---------- Information provided ----------
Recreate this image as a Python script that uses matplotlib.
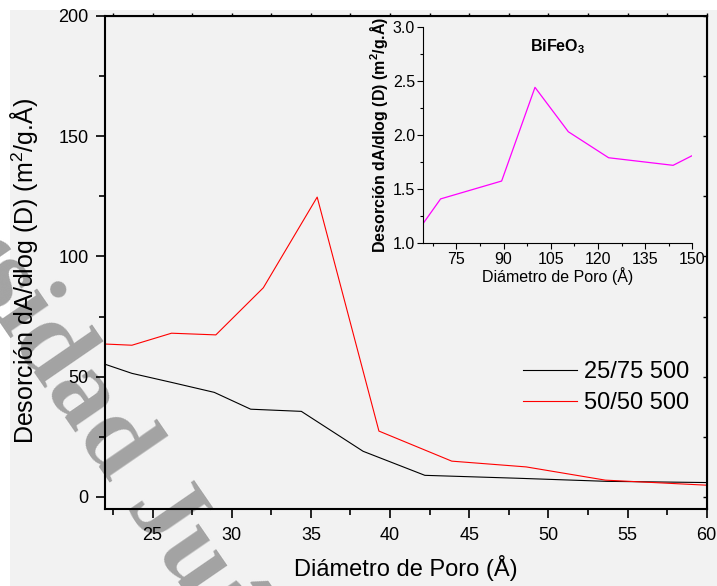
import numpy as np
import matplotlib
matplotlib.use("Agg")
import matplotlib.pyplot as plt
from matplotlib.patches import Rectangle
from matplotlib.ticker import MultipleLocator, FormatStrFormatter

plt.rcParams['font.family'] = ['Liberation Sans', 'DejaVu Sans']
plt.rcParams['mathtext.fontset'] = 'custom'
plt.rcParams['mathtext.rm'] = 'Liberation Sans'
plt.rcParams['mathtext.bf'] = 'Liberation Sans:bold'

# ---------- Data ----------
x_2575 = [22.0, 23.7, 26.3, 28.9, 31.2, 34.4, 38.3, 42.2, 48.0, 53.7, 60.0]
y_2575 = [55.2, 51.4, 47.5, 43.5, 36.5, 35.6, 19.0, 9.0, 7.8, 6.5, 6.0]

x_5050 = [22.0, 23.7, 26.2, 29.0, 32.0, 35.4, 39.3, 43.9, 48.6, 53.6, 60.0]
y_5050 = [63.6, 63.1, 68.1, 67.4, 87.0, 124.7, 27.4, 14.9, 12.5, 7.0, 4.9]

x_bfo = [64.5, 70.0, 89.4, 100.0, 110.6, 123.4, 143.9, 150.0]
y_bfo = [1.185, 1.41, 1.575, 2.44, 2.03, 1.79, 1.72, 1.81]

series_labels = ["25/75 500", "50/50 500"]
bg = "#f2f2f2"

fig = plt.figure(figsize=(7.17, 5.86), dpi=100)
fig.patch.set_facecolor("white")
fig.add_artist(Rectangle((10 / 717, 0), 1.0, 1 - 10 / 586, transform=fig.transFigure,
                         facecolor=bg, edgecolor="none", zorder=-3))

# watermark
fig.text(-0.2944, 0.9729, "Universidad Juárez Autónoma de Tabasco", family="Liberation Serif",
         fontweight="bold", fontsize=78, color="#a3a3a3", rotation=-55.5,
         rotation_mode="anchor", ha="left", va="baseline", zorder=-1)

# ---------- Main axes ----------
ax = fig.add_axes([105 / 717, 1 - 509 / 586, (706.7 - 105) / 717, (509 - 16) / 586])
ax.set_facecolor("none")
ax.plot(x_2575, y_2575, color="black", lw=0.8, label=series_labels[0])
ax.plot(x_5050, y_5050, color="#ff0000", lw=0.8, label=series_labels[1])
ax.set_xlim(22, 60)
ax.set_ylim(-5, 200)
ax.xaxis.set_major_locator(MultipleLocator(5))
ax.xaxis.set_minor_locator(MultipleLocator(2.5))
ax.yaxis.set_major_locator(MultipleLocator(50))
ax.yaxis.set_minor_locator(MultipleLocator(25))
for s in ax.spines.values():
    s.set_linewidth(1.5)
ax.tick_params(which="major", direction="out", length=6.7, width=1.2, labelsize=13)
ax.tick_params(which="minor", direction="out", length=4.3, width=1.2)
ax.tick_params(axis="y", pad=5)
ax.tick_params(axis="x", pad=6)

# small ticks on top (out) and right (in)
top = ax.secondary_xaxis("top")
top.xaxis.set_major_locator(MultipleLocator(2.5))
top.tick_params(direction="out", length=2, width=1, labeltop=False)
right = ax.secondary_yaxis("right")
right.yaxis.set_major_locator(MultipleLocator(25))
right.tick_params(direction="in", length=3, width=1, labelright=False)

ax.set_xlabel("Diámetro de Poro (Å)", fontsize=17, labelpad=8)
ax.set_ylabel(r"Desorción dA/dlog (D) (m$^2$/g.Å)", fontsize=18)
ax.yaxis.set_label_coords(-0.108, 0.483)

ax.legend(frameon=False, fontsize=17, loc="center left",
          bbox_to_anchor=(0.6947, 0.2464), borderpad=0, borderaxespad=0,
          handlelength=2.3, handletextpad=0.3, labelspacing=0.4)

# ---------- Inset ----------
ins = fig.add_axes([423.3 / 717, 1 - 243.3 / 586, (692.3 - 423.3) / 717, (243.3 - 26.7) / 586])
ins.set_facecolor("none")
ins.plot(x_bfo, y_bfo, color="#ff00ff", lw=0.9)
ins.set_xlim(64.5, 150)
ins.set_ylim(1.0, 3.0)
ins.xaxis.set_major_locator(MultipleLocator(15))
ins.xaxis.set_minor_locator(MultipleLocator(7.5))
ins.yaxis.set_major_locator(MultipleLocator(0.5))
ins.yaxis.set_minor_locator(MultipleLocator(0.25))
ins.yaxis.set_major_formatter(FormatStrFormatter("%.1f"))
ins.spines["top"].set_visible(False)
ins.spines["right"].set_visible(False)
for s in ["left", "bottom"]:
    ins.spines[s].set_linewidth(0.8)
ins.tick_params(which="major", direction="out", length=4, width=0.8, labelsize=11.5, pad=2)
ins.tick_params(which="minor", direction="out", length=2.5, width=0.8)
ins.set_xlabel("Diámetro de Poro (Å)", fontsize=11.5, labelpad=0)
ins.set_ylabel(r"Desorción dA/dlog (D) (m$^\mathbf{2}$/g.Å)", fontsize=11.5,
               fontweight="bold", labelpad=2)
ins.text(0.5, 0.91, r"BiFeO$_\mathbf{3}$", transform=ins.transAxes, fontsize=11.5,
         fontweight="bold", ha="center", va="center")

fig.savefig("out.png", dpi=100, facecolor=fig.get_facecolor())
----------
Written task:
Write out an exact copy of the listing, first line through the line containing "from matplotlib.ticker import", with the pictures left out.

Written solution:
Recreate this image as a Python script that uses matplotlib.
import numpy as np
import matplotlib
matplotlib.use("Agg")
import matplotlib.pyplot as plt
from matplotlib.patches import Rectangle
from matplotlib.ticker import MultipleLocator, FormatStrFormatter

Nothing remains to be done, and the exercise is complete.